■ WHAT IS REQUIRED ■
Among the lines of this listing, determine how many contain the string "matplotlib". Answer with the number only.

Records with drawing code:

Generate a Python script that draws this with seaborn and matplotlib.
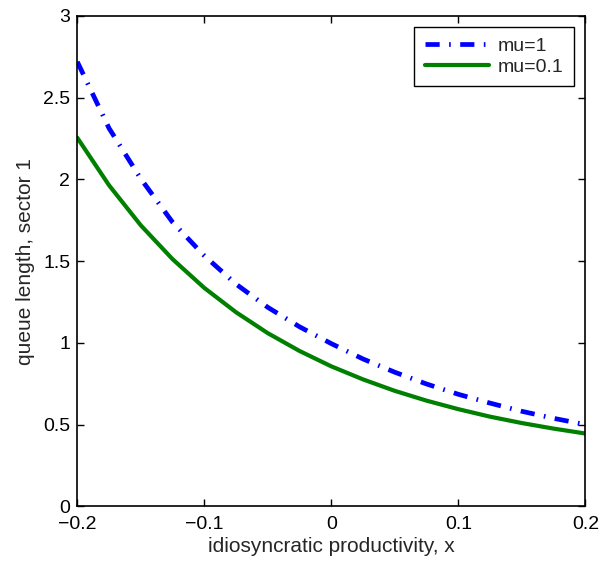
import matplotlib
matplotlib.use("Agg")
import matplotlib.pyplot as plt
import seaborn as sns
import pandas as pd

# data
x_vals = [-0.2, -0.175, -0.15, -0.125, -0.1, -0.075, -0.05, -0.025, 0.0,
          0.025, 0.05, 0.075, 0.1, 0.125, 0.15, 0.175, 0.2]
mu1_vals = [2.72, 2.313, 2.004, 1.738, 1.533, 1.359, 1.217, 1.098, 0.995,
            0.901, 0.820, 0.748, 0.685, 0.631, 0.581, 0.538, 0.50]
mu01_vals = [2.255, 1.964, 1.719, 1.512, 1.336, 1.187, 1.059, 0.950, 0.856,
             0.776, 0.706, 0.646, 0.594, 0.548, 0.509, 0.475, 0.445]
series_labels = ["mu=1", "mu=0.1"]
x_ticks = [-0.2, -0.1, 0, 0.1, 0.2]
x_ticklabels = ["\u22120.2", "\u22120.1", "0", "0.1", "0.2"]
y_ticks = [0, 0.5, 1, 1.5, 2, 2.5, 3]
y_ticklabels = ["0", "0.5", "1", "1.5", "2", "2.5", "3"]

df = pd.DataFrame({
    "x": x_vals * 2,
    "y": mu1_vals + mu01_vals,
    "series": [series_labels[0]] * len(x_vals) + [series_labels[1]] * len(x_vals),
})

sns.set_style("ticks")
plt.rcParams["font.family"] = ["Liberation Sans", "DejaVu Sans"]

fig = plt.figure(figsize=(6.01, 5.65), dpi=100)
ax = fig.add_axes([0.1286, 0.104, 0.9740 - 0.1286, 0.9717 - 0.104])

sns.lineplot(data=df[df.series == series_labels[0]], x="x", y="y", ax=ax,
             color="#0000ff", lw=3.4, label=series_labels[0],
             dashes=False, estimator=None, sort=False)
sns.lineplot(data=df[df.series == series_labels[1]], x="x", y="y", ax=ax,
             color="#008000", lw=3.0, label=series_labels[1],
             dashes=False, estimator=None, sort=False)
ax.lines[0].set_dashes([3.0, 2.0, 0.35, 2.0])
ax.lines[0].set_dash_capstyle("butt")

ax.set_xlim(-0.2, 0.2)
ax.set_ylim(0, 3)
ax.set_xticks(x_ticks)
ax.set_xticklabels(x_ticklabels)
ax.set_yticks(y_ticks)
ax.set_yticklabels(y_ticklabels)
ax.tick_params(direction="in", top=True, right=True, length=5, width=1,
               labelsize=14, colors="black", pad=5)
ax.tick_params(axis="x", pad=7)
for s in ax.spines.values():
    s.set_visible(True)
    s.set_linewidth(1.2)
    s.set_color("black")
ax.set_xlabel("idiosyncratic productivity, x", fontsize=15, labelpad=3)
ax.set_ylabel("queue length, sector 1", fontsize=15, labelpad=6)

leg = ax.legend(loc="upper right", bbox_to_anchor=(574.3 / 601, 1 - 26.7 / 565),
                bbox_transform=fig.transFigure, fontsize=14, frameon=True,
                fancybox=False, framealpha=1, edgecolor="black",
                handlelength=3.3, borderpad=0.55, labelspacing=0.15,
                handletextpad=0.45, borderaxespad=0)
leg.get_frame().set_linewidth(1.0)

fig.savefig("out.png", dpi=100)
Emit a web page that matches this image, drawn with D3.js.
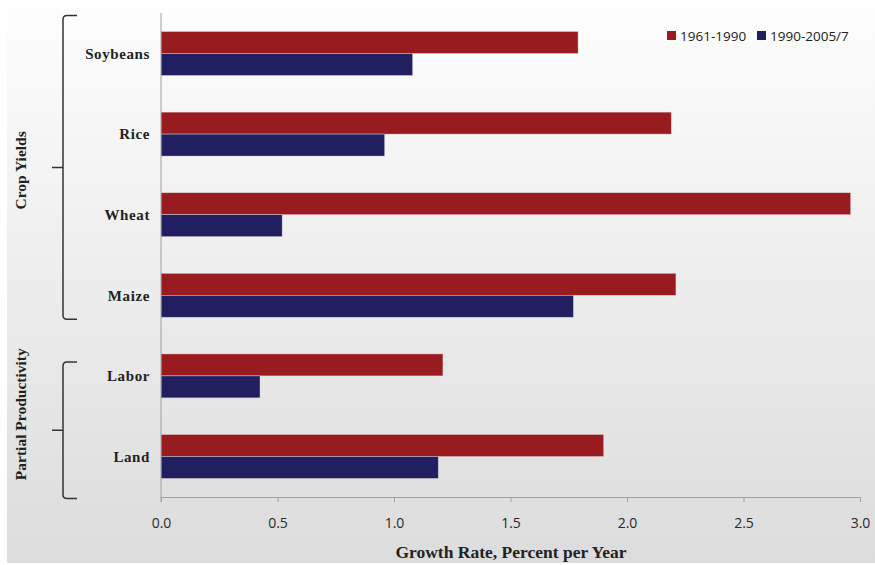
<!DOCTYPE html>
<html><head><meta charset="utf-8">
<script src="https://cdn.jsdelivr.net/npm/d3@7"></script>
<style>html,body{margin:0;padding:0;background:#fff}</style>
</head><body>
<svg id="c" width="875" height="565"></svg>
<script>
const categories = ["Soybeans","Rice","Wheat","Maize","Labor","Land"];
const series = ["1961-1990","1990-2005/7"];
const values1961 = [1.79, 2.19, 2.96, 2.21, 1.21, 1.90];
const values1990 = [1.08, 0.96, 0.52, 1.77, 0.425, 1.19];
const xTicks = [0, 0.5, 1.0, 1.5, 2.0, 2.5, 3.0];
const groups = [{name:"Crop Yields", from:"Soybeans", to:"Maize"},{name:"Partial Productivity", from:"Labor", to:"Land"}];
const colors = ["#981b20","#211f5f"];

(function(){
const svg = d3.select("#c");
const W=875,H=565;
const defs = svg.append("defs");
const g = defs.append("linearGradient").attr("id","bg").attr("x1",0).attr("y1",0).attr("x2",0).attr("y2",1);
g.append("stop").attr("offset","0%").attr("stop-color","#fefefe");
g.append("stop").attr("offset","100%").attr("stop-color","#dcdcdc");
svg.append("rect").attr("x",7).attr("y",0).attr("width",W-7).attr("height",563).attr("fill","url(#bg)");

const mL=161, mR=860, mT=13, mB=497;
const x = d3.scaleLinear().domain([0,3]).range([mL,mR]);
const y = d3.scaleBand().domain(categories).range([mT,mB]).paddingInner(0.455).paddingOuter(0.23);
const data = categories.map((c,i)=>({c, v:[values1961[i], values1990[i]]}));
const bh = y.bandwidth()/2;

const barG = svg.append("g");
data.forEach(d=>{
  d.v.forEach((v,j)=>{
    barG.append("rect").attr("x",x(0)).attr("y",y(d.c)+j*bh).attr("width",x(v)-x(0)).attr("height",bh)
      .attr("fill",colors[j]).attr("stroke","#e8d8d8").attr("stroke-width",0.6).attr("stroke-opacity",0.7);
  });
});

const xa = svg.append("g").attr("transform",`translate(0,${mB})`)
  .call(d3.axisBottom(x).tickValues(xTicks).tickFormat(d3.format(".1f")).tickSize(5).tickPadding(16));
xa.select(".domain").attr("stroke","#a0a0a0");
xa.selectAll(".tick line").attr("stroke","#a0a0a0");
xa.selectAll("text").attr("font-family","Open Sans, sans-serif").attr("font-size",14).attr("fill","#2a2a2a");

svg.append("line").attr("x1",mL).attr("x2",mL).attr("y1",mT).attr("y2",mB+5).attr("stroke","#a0a0a0");

svg.append("g").selectAll("text").data(categories).join("text")
  .attr("x",150).attr("y",d=>y(d)+y.bandwidth()/2).attr("dy","0.35em").attr("text-anchor","end")
  .attr("font-family","Liberation Serif, serif").attr("font-weight","bold").attr("font-size",15)
  .attr("letter-spacing",0.6).attr("fill","#222")
  .text(d=>d);

// bracket extents relative to the bands (top offset, bottom offset)
const ext = [[-16, 2], [8, 20]];
groups.forEach((gr,i)=>{
  const y0 = y(gr.from)+ext[i][0], y1 = y(gr.to)+y.bandwidth()+ext[i][1];
  const ym = (y0+y1)/2;
  const bx=63, r=4;
  svg.append("path").attr("fill","none").attr("stroke","#333").attr("stroke-width",1.5)
    .attr("d",`M${bx+14},${y0} L${bx+r},${y0} Q${bx},${y0} ${bx},${y0+r} L${bx},${y1-r} Q${bx},${y1} ${bx+r},${y1} L${bx+14},${y1} M${bx},${ym} L${bx-11},${ym}`);
  svg.append("text").attr("transform",`translate(26,${ym+(i===0?3:-16)}) rotate(-90)`).attr("text-anchor","middle")
    .attr("font-family","Liberation Serif, serif").attr("font-weight","bold").attr("font-size",15.5).attr("fill","#222")
    .text(gr.name);
});

svg.append("text").attr("x",511).attr("y",558).attr("text-anchor","middle")
  .attr("font-family","Liberation Serif, serif").attr("font-weight","bold").attr("font-size",17.5).attr("fill","#222")
  .text("Growth Rate, Percent per Year");

const lg = svg.append("g");
const lx=[667,757];
series.forEach((s,i)=>{
  lg.append("rect").attr("x",lx[i]).attr("y",31).attr("width",9).attr("height",9).attr("fill",colors[i]);
  lg.append("text").attr("x",lx[i]+13).attr("y",36).attr("dy","0.35em").attr("font-family","Open Sans, sans-serif")
    .attr("font-size",13.5).attr("fill","#222").text(s);
});
})();
</script>
</body></html>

■ COMPLETED TASK ■
4